Hoffnungen und Sicherheiten

Dass es nicht zu einem rot-grün-roten Regierungsbündnis kommt, wird für viele Wähler aus der Landwirtschaft bis dato das einzig beruhigende Ergebnis aus der Bundestagswahl sein. Jetzt, da eine Wiederauflage der großen Koalition kein Thema ist, wird es entweder zu einer Jamaika-Koalition mit CDU, Grünen und FDP oder einer Ampelkoalition mit SPD, FDP und Grünen kommen. Insbesondere im zweiten Fall stützen sich die Hoffnungen der landwirtschaftlichen Unternehmer auf das Korrektiv der FDP, die bei den Bauern hinter der Union an zweiter Stelle der Wählergunst liegt. Auf die Liberalen und die Grünen kommt es bei der Regierungsbildung an. Dabei trennt sie in der Finanz-, Wirtschafts- und Klimapolitik, aber eben auch in der Landwirtschaftspolitik vieles. Während die Liberalen auf marktwirtschaftliche Problembewältigung, Technologieoffenheit und kooperative Lösungen setzen, wollen die Grünen ihre Ziele vor allem mit Verboten und staatlichen Vorgaben erreichen. Dies verbindet sie auch eher mit den Sozialdemokraten. Ohnehin spricht die Wahrscheinlichkeit derzeit mehr für eine Ampel als für Jamaika. Denn obgleich die FDP lieber mit der Union koalieren würde, steht sie mehr als die Grünen unter Einigungsdruck, weil sie sich kaum nochmals einer Regierungsbildung wie 2017 verweigern kann.

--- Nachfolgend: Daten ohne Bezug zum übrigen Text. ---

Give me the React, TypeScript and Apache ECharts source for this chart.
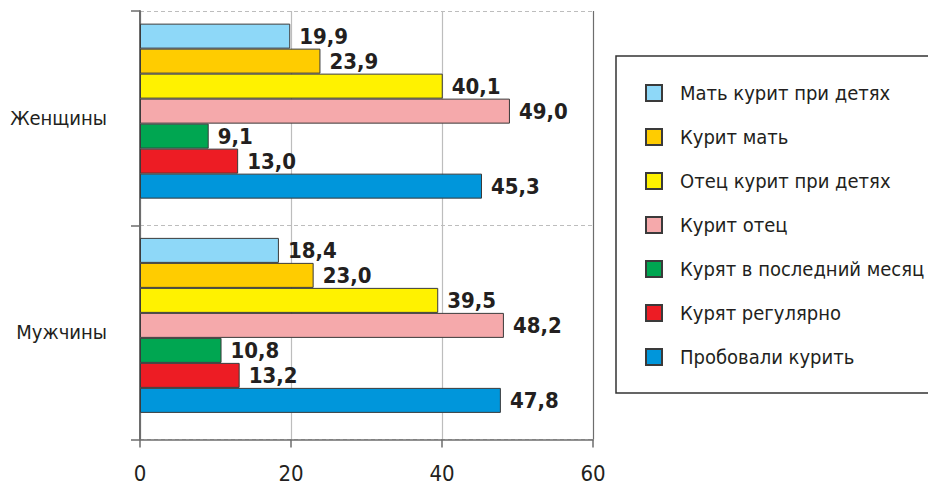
import React, { useEffect, useRef } from "react";
import * as echarts from "echarts";

const categories = ["Женщины", "Мужчины"];
const seriesNames = [
  "Мать курит при детях",
  "Курит мать",
  "Отец курит при детях",
  "Курит отец",
  "Курят в последний месяц",
  "Курят регулярно",
  "Пробовали курить",
];
const motherSmokesNearKids = [19.9, 18.4];
const motherSmokes = [23.9, 23.0];
const fatherSmokesNearKids = [40.1, 39.5];
const fatherSmokes = [49.0, 48.2];
const smokedLastMonth = [9.1, 10.8];
const smokeRegularly = [13.0, 13.2];
const triedSmoking = [45.3, 47.8];
const seriesValues = [
  motherSmokesNearKids,
  motherSmokes,
  fatherSmokesNearKids,
  fatherSmokes,
  smokedLastMonth,
  smokeRegularly,
  triedSmoking,
];
const colors = ["#8ED8F8", "#FFCC00", "#FFF200", "#F5A9AB", "#00A651", "#ED1C24", "#0096DB"];
const xTicks = [0, 20, 40, 60];

const FONT = "'Liberation Sans Narrow', 'DejaVu Sans Condensed', 'Roboto Condensed', 'Arial Narrow', sans-serif";

export default function App() {
  const ref = useRef<HTMLDivElement>(null);
  useEffect(() => {
    if (!ref.current) return;
    const chart = echarts.init(ref.current, undefined, { renderer: "svg" });
    const gridLeft = 140;
    const gridRight = 335;
    const option: any = {
      animation: false,
      backgroundColor: "#ffffff",
      grid: [
        { left: gridLeft, right: gridRight, top: 11, bottom: 46.5 },
        { left: gridLeft, right: gridRight, top: 4, bottom: 53.5 },
      ],
      xAxis: [
        {
          type: "value",
          gridIndex: 0,
          min: xTicks[0],
          max: xTicks[xTicks.length - 1],
          interval: 20,
          axisLine: { show: true, lineStyle: { color: "#6d6d6d", width: 1.5 } },
          axisTick: { show: true, length: 8, lineStyle: { color: "#6d6d6d", width: 1.5 } },
          axisLabel: {
            fontSize: 22,
            fontFamily: FONT,
            color: "#231f20",
            margin: 23,
          },
          splitLine: {
            show: true,
            lineStyle: { color: ["#6d6d6d", "#bdbdbd", "#bdbdbd", "#6d6d6d"], width: 1.2 },
          },
        },
        {
          type: "value",
          gridIndex: 1,
          min: xTicks[0],
          max: xTicks[xTicks.length - 1],
          show: false,
        },
      ],
      yAxis: [
        {
          type: "category",
          gridIndex: 0,
          data: categories,
          inverse: true,
          axisLine: { show: true, lineStyle: { color: "#6d6d6d", width: 2 } },
          axisTick: { show: true, length: 9, lineStyle: { color: "#6d6d6d", width: 1.5 } },
          axisLabel: {
            fontSize: 20,
            fontFamily: FONT,
            color: "#231f20",
            margin: 33,
          },
          splitLine: {
            show: true,
            lineStyle: { color: "#bdbdbd", type: [4, 3], width: 1 },
          },
        },
        {
          type: "category",
          gridIndex: 1,
          data: categories,
          inverse: true,
          show: false,
        },
      ],
      legend: {
        orient: "vertical",
        left: 640,
        top: 77,
        itemWidth: 16,
        itemHeight: 16,
        itemGap: 22,
        icon: "rect",
        data: seriesNames,
        textStyle: {
          fontSize: 20,
          lineHeight: 22,
          fontFamily: FONT,
          color: "#231f20",
          padding: [0, 0, 0, 13],
        },
      },
      graphic: [
        {
          type: "rect",
          shape: { x: 616, y: 56, width: 340, height: 337 },
          style: { fill: "none", stroke: "#333333", lineWidth: 1.5 },
          silent: true,
          z: -1,
        },
      ],
      series: seriesNames.map((name, i) => ({
        type: "bar",
        name,
        xAxisIndex: 1,
        yAxisIndex: 1,
        data: seriesValues[i],
        barWidth: 25,
        barGap: "0%",
        itemStyle: { color: colors[i], borderColor: "#3a3a3a", borderWidth: 1 },
        label: {
          show: true,
          position: "right",
          distance: 9,
          fontSize: 22,
          fontWeight: "bold",
          fontFamily: FONT,
          color: "#231f20",
          formatter: (p: any) => Number(p.value).toFixed(1).replace(".", ","),
        },
      })),
    };
    chart.setOption(option);
    return () => chart.dispose();
  }, []);
  return (
    <div
      ref={ref}
      style={{ position: "fixed", left: 0, top: 0, width: 928, height: 486 }}
    />
  );
}
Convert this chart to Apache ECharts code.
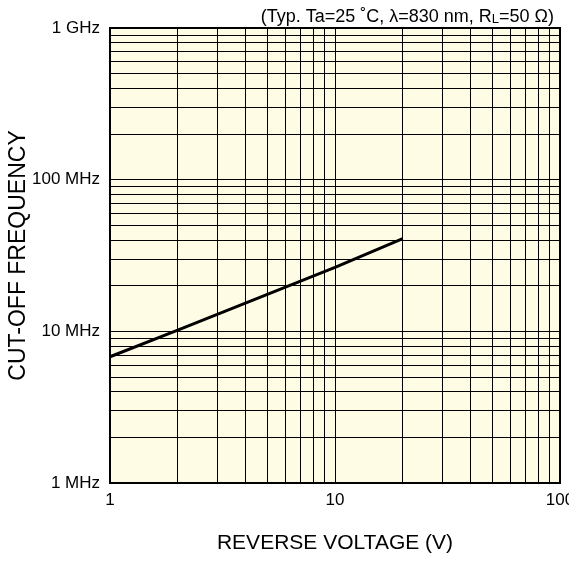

Entscheidend für die Bauern könnte es sein, ob es wiederum ein eigenständiges Ministerium für Landwirtschaft gibt und vor allem wer es besetzt. Ob das Ressort grün oder gelb geführt ist, würde einen großen Unterschied machen. Interessant ist auch die Frage, welchen Eingang die Ergebnisse der Zukunftskommission Landwirtschaft (ZKL) in die Politik einer neuen Regierung findet. Die ZKL hat erkannt, dass nur eine ausreichende Wertschöpfung am Markt die Zukunfstfähigkeit der Betriebe sichert und die Landwirtschaft die enormen Kosten der Erneuerung nicht alleine stemmen kann. Da die Teilnehmer der ZKL eine große Bandbreite von gesellschaftlichen Gruppen repräsentieren, kann man die Ergebnisse kaum übergehen. Die Sicherheit, die die Gemeinsame Europäische Agrarpolitik bislang gegen nationale Ausreißer bot, hat derweil abgenommen. Sie verfolgt selbst ehrgeizige (Green Deal-) Ziele, und ihre Einkommenswirkung nimmt weiter ab.